▶ **DATA EXTRACT**
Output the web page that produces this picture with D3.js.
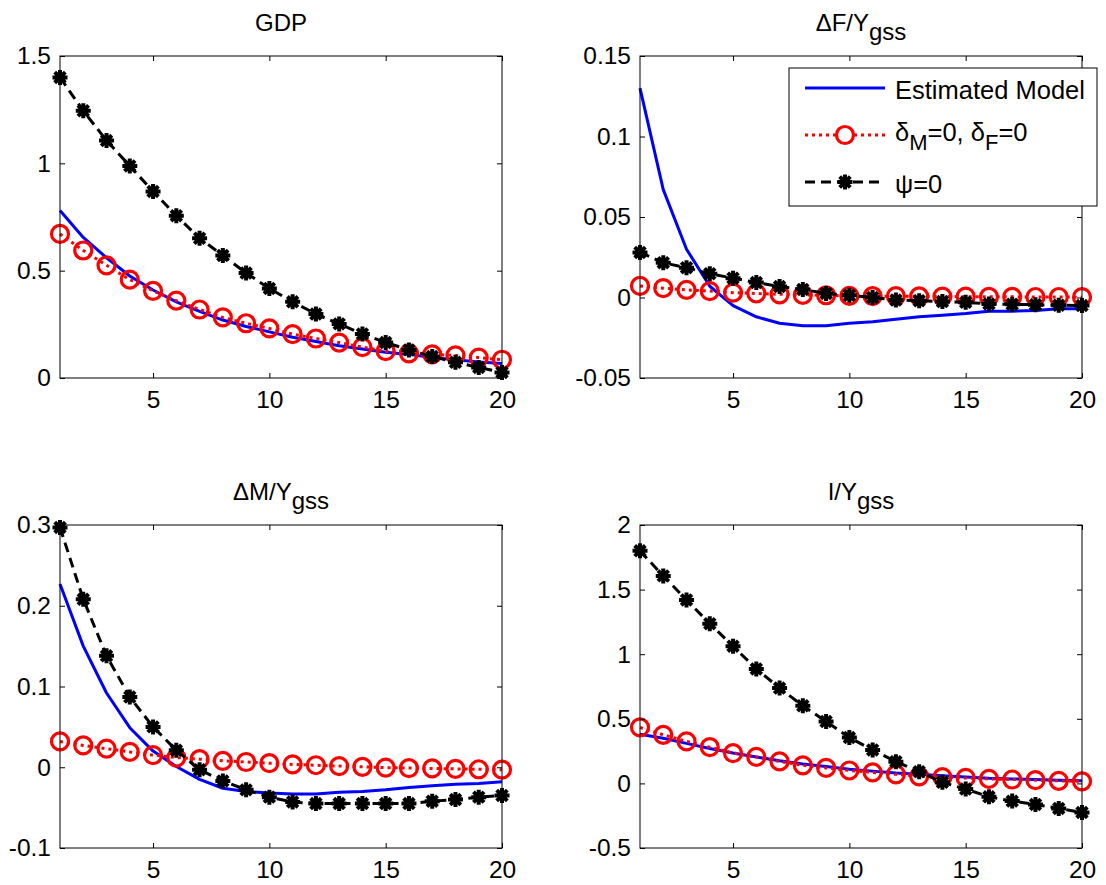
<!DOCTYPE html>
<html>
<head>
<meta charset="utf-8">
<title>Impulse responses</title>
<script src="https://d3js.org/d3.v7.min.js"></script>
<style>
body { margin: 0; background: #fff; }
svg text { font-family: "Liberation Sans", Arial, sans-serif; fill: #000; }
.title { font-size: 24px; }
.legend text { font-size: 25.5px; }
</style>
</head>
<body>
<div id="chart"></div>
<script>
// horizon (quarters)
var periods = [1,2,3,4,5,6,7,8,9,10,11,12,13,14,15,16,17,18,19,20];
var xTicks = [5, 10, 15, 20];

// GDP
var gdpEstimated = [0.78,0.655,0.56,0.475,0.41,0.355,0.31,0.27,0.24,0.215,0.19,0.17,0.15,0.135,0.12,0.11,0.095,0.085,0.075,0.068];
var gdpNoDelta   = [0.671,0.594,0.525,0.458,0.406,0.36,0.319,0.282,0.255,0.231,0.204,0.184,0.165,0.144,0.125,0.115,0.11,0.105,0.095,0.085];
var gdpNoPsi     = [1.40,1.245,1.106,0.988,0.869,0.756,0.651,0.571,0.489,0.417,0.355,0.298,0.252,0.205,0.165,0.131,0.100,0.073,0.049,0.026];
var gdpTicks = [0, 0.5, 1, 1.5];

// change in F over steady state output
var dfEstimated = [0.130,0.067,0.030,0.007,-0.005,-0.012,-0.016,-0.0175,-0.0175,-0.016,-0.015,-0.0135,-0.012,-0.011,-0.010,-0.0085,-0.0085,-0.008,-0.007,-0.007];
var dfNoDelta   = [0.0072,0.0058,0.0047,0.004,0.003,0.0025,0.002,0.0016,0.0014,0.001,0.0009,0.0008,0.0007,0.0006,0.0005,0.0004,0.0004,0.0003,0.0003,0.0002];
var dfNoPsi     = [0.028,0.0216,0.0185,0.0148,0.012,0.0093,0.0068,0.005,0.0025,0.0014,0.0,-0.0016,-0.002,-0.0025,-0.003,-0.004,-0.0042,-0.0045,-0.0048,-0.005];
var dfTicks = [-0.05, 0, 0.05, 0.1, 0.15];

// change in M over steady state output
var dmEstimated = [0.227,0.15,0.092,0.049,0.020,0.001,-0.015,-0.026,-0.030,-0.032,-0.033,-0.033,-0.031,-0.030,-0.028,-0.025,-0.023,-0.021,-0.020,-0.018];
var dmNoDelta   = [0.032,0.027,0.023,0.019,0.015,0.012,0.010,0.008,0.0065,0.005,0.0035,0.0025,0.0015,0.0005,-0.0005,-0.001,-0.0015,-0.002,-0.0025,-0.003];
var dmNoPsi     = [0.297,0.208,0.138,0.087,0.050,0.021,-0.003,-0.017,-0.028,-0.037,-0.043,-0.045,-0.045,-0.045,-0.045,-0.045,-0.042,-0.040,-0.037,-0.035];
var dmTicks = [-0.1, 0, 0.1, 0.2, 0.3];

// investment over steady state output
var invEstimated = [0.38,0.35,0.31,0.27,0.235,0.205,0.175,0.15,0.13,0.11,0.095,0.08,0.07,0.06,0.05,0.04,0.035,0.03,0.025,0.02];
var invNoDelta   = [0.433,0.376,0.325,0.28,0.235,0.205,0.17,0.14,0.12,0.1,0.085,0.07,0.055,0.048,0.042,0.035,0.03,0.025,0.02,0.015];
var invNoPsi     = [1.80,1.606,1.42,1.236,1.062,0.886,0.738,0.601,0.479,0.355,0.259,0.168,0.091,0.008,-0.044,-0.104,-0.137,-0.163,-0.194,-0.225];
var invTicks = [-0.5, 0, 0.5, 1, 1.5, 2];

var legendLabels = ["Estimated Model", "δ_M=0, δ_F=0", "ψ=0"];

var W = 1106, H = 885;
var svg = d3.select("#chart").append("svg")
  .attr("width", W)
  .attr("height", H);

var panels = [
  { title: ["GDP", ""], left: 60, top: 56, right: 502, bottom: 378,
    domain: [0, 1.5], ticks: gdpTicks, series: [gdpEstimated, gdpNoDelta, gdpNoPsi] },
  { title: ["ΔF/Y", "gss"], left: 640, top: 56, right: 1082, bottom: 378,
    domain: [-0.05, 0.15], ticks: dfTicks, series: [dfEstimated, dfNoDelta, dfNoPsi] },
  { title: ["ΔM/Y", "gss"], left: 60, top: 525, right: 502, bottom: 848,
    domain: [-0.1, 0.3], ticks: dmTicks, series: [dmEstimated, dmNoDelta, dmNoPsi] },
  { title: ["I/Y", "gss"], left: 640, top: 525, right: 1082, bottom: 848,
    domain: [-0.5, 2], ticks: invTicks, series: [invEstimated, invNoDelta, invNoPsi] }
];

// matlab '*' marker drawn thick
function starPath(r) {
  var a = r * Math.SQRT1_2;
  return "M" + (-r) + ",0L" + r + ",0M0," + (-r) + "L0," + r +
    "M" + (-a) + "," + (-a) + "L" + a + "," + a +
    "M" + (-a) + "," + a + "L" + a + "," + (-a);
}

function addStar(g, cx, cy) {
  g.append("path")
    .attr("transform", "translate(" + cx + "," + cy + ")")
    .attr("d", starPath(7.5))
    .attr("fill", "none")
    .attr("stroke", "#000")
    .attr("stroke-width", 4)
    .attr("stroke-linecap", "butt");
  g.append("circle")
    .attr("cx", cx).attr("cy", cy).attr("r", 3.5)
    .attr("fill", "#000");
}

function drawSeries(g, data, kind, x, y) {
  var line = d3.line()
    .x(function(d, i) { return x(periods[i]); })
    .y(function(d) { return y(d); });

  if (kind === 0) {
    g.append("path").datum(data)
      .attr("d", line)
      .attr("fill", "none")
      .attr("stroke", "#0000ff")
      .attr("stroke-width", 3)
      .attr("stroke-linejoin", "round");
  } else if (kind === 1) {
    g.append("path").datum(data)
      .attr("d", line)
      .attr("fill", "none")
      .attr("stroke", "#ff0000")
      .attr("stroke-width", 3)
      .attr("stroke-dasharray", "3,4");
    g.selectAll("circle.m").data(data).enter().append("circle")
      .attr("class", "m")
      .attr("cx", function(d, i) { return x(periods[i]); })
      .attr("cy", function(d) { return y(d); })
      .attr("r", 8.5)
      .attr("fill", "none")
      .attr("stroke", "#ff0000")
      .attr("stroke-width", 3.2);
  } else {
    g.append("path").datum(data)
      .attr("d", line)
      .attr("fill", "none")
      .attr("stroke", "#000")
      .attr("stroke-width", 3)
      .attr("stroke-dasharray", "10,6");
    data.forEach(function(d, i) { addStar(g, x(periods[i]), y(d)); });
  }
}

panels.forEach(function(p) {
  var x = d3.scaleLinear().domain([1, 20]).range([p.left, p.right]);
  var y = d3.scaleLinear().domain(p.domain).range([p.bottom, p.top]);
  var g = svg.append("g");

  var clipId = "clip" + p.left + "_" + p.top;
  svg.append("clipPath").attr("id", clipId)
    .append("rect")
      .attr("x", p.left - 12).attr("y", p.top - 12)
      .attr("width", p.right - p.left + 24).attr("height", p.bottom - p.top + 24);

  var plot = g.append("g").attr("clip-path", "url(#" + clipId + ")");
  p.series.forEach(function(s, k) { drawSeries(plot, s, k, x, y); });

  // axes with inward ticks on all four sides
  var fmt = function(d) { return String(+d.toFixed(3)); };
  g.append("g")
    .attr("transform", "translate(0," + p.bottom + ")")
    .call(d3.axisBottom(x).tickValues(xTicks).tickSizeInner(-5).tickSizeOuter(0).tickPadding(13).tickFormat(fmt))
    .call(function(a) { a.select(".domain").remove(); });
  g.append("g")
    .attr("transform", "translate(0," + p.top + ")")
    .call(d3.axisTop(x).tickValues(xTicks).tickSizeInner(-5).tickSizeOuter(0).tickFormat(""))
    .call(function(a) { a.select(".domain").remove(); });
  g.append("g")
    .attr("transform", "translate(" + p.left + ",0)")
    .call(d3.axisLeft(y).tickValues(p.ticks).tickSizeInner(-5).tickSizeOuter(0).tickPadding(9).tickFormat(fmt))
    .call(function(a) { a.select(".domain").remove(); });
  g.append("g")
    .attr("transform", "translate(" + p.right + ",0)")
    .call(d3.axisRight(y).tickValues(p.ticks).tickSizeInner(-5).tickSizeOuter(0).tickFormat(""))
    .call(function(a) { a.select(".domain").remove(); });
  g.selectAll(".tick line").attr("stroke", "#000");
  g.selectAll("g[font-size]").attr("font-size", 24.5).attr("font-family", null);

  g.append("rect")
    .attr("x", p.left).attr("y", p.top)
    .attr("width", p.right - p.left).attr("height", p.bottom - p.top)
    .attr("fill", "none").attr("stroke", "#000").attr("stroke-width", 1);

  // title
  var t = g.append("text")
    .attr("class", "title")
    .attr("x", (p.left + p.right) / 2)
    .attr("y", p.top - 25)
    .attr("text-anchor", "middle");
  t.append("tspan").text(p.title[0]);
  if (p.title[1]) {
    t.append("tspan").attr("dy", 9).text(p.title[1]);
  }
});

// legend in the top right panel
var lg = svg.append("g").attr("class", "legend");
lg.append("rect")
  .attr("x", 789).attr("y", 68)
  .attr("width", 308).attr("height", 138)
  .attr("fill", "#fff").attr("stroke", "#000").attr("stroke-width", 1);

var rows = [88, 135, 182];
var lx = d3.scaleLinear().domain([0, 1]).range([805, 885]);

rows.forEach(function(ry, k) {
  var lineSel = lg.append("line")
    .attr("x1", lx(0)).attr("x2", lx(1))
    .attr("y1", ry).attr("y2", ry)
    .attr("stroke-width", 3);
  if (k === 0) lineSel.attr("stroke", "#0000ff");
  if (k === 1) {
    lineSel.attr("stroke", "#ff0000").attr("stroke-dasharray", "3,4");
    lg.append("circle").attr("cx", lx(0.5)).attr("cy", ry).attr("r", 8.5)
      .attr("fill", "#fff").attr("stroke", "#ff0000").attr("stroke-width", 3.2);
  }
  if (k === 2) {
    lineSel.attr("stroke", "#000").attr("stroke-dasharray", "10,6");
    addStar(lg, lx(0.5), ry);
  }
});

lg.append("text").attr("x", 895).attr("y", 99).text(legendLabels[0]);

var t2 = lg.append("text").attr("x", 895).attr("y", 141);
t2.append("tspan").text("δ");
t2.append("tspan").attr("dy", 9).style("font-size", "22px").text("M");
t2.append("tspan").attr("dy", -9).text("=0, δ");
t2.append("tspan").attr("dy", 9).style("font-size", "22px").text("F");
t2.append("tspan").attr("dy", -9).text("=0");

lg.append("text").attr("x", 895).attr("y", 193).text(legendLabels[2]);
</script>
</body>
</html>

▶ **WHAT IS REQUIRED**
Reproduce the material above exactly, first line through the line that contains "var xTicks = [5, 10, 15, 20];", minus the pictures.

▶ **FINAL ANSWER**
Output the web page that produces this picture with D3.js.
<!DOCTYPE html>
<html>
<head>
<meta charset="utf-8">
<title>Impulse responses</title>
<script src="https://d3js.org/d3.v7.min.js"></script>
<style>
body { margin: 0; background: #fff; }
svg text { font-family: "Liberation Sans", Arial, sans-serif; fill: #000; }
.title { font-size: 24px; }
.legend text { font-size: 25.5px; }
</style>
</head>
<body>
<div id="chart"></div>
<script>
// horizon (quarters)
var periods = [1,2,3,4,5,6,7,8,9,10,11,12,13,14,15,16,17,18,19,20];
var xTicks = [5, 10, 15, 20];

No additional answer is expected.